There was no staff report on the table summarizing issues, separating more relevant from less relevant issues — no staff recommendation, with supporting documentation that might become the basis for a more focused discussion among the commissioners leading to a final decision.

The commissioners were not even sure if they were merely engaged in a general discussion in which pros and cons might be batted around, or if they were being called upon to decide the question and approve or disapprove the project.

In the end they characterized their action as a straw vote — a vote intended to give the staff and counsel time to pull together a permissible basis for LURC’s decision, which would then be discussed at LURC’s next meeting and presumably ratified.


That decided, commissioners were asked to state the issues that seemed uppermost in their minds and to indicate where they stood on the project. In a nutshell, the vote to deny project approval, a “no,” or “leaning no” vote prevailed, 5-2.

But what amazes this writer is the almost total lack of a larger perspective that the general discussion and remarks of each commissioner reflected.

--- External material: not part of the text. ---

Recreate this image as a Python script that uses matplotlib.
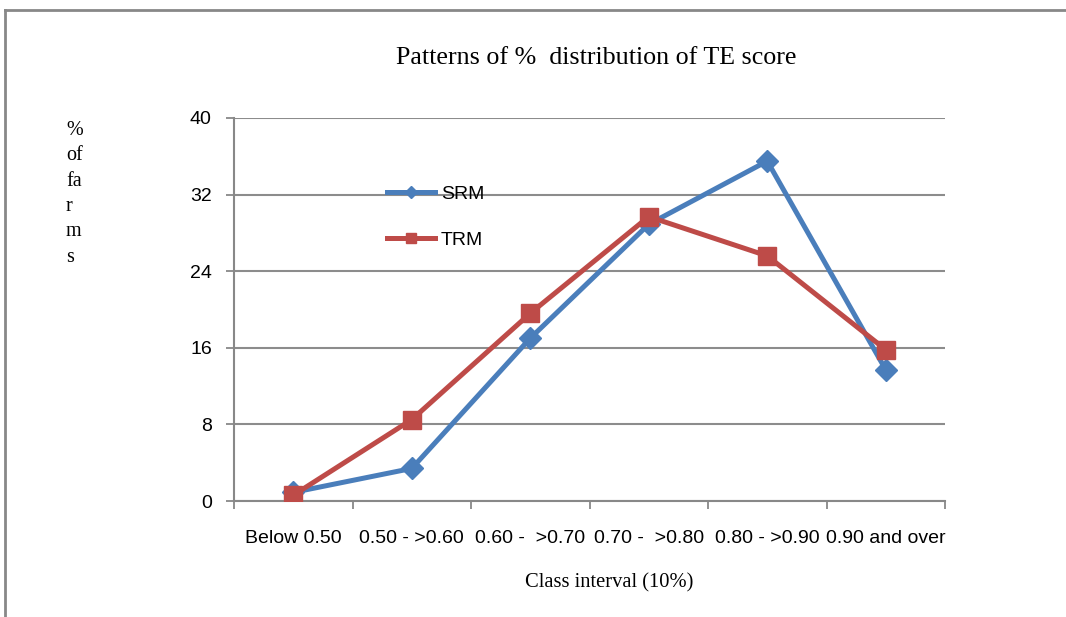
import numpy as np
from matplotlib import pyplot as plt
from matplotlib.lines import Line2D

categories = ['Below 0.50', '0.50 - >0.60', '0.60 -  >0.70', '0.70 -  >0.80',
              '0.80 - >0.90', '0.90 and over']
srm = [0.9, 3.4, 17.0, 28.9, 35.5, 13.7]
trm = [0.6, 8.5, 19.6, 29.7, 25.6, 15.8]
yticks = [0, 8, 16, 24, 32, 40]


def main():
    fig = plt.figure(figsize=(10.66, 6.17), dpi=100)
    ax = fig.add_axes([234 / 1066, 1 - 501 / 617, 711 / 1066, 383 / 617])

    x = np.arange(len(categories))
    ax.plot(x, srm, color='#4A7EBB', lw=3.6, marker='D', ms=11, label='SRM', zorder=3)
    ax.plot(x, trm, color='#BE4B48', lw=3.6, marker='s', ms=13, label='TRM', zorder=4)

    ax.set_xlim(-0.5, 5.5)
    ax.set_ylim(0, 40)
    ax.set_yticks(yticks)
    ax.set_xticks(np.arange(-0.5, 6, 1))
    ax.set_xticklabels([])
    ax.set_xticks(x, minor=True)
    ax.set_xticklabels(categories, minor=True, fontsize=14, family='Liberation Sans')
    ax.tick_params(axis='x', which='minor', length=0, pad=21)
    ax.tick_params(axis='x', which='major', length=6, color='#888888', width=1.3)
    ax.tick_params(axis='y', length=6, color='#888888', width=1.3, pad=10, labelsize=14)
    for lab in ax.get_yticklabels():
        lab.set_family('Liberation Sans')

    ax.grid(axis='y', color='#8c8c8c', lw=1.5)
    ax.set_axisbelow(True)
    for s in ['top', 'right']:
        ax.spines[s].set_visible(False)
    for s in ['left', 'bottom']:
        ax.spines[s].set_color('#888888')
        ax.spines[s].set_linewidth(1.5)

    ax.legend(loc='upper left', bbox_to_anchor=(0.19, 0.87), frameon=False,
              handlelength=2.5, labelspacing=1.45, handletextpad=0.3,
              prop={'family': 'Liberation Sans', 'size': 14}, markerscale=0.6)

    fig.text(596 / 1066, 1 - 58 / 617, 'Patterns of %  distribution of TE score',
             ha='center', va='center', family='Liberation Serif', fontsize=18.7)
    fig.text(609 / 1066, 1 - 583 / 617, 'Class interval (10%)',
             ha='center', va='center', family='Liberation Serif', fontsize=14.8)
    fig.text(66 / 1066, 1 - 121 / 617, '%\nof\nfa\nr\nm\ns',
             ha='left', va='top', family='Liberation Serif', fontsize=14.5, linespacing=1.45)

    fig.add_artist(Line2D([5 / 1066, 1], [1 - 10 / 617, 1 - 10 / 617],
                          transform=fig.transFigure, color='#888888', lw=2))
    fig.add_artist(Line2D([5 / 1066, 5 / 1066], [0, 1 - 10 / 617],
                          transform=fig.transFigure, color='#888888', lw=2))

    plt.savefig('out.png', dpi=100)


if __name__ == '__main__':
    main()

Their focus was on relatively minor intrusions on an existing status quo. Comments ranged from vernal pools to sacrosanct scenic views — potential harms to existing grid system users and to the Bicknell thrush. They were unyielding in their protection of high mountain areas (as if the state owned these land areas), and the proximity of the Arnold Trail became a negative factor.

Little was said of the fact that almost all of these factors could be mitigated in whole or in part.

Little weight was given to the fact that we were talking about a $120 million capital investment, with attendant jobs, tax base and boost to Maine’s economy.

The fact that neighboring communities support the project, or that unemployment in the region exceeds 10 percent, counted for little. No weight was given to the fact that the applicant tailored the project to fit within a legislatively fashioned “expedited permitting area” for such facilities.

It’s as if there had never been a Wind Energy Task Force — recommendations aimed at fomenting a wind energy industry in Maine — legislative passage of state goals for wind energy development or a legislative scaling down of scenic (and related) barriers to wind energy development.

In a larger context there was only the most oblique reference to the fact that our dependence, in Maine and the nation, on ever-more hazardous domestic oil production and the importing of increasing amounts of foreign oil is unsustainable, or that alternative energy production (wind, solar, bio-mass, etc.) is essential today and will be more essential as time passes. LURC acts as if its decision making is totally divorced from these larger realities that stare us in the face.

No mention was made of the ongoing oil debacle along the nation’s Gulf coast. The real or imagined environmental harm that Kibby No. 2 would give rise to pales along side of the actual harm (environmental and economic) being experienced in a five state area of our nation.


LURC commissioners act as if these realities need not concern them. One speaker suggested that since any steps taken to reduce global warming or our carbon footprint would not produce tangible benefits to Maine — any benefit would be exported by grid-system linkages to others — it would be better to focus on our own high mountain areas, pristine views, vernal pools, etc.

We suffer from this myopic perspective. LURC (and many of Maine’s leading environmental groups who testified against this project) act as if we are an island in the energy/environmental world, but we all know that this is untrue, that this view demeans us — that we need to be part of a solution, not part of the problem.

And finally, the father or mother of a son or daughter injured or killed halfway around the world, protecting a foreign oil dependency, is justifiably outraged by the LURC bottom line that protecting a view, a trail, a vernal pool — blocking a model wind energy development (a small step in ending this oil dependency) counted for more than their son or daughter.

In sum, we need a more careful, a more timely decision-making process, and larger thinking on the part of LURC — and we need it now.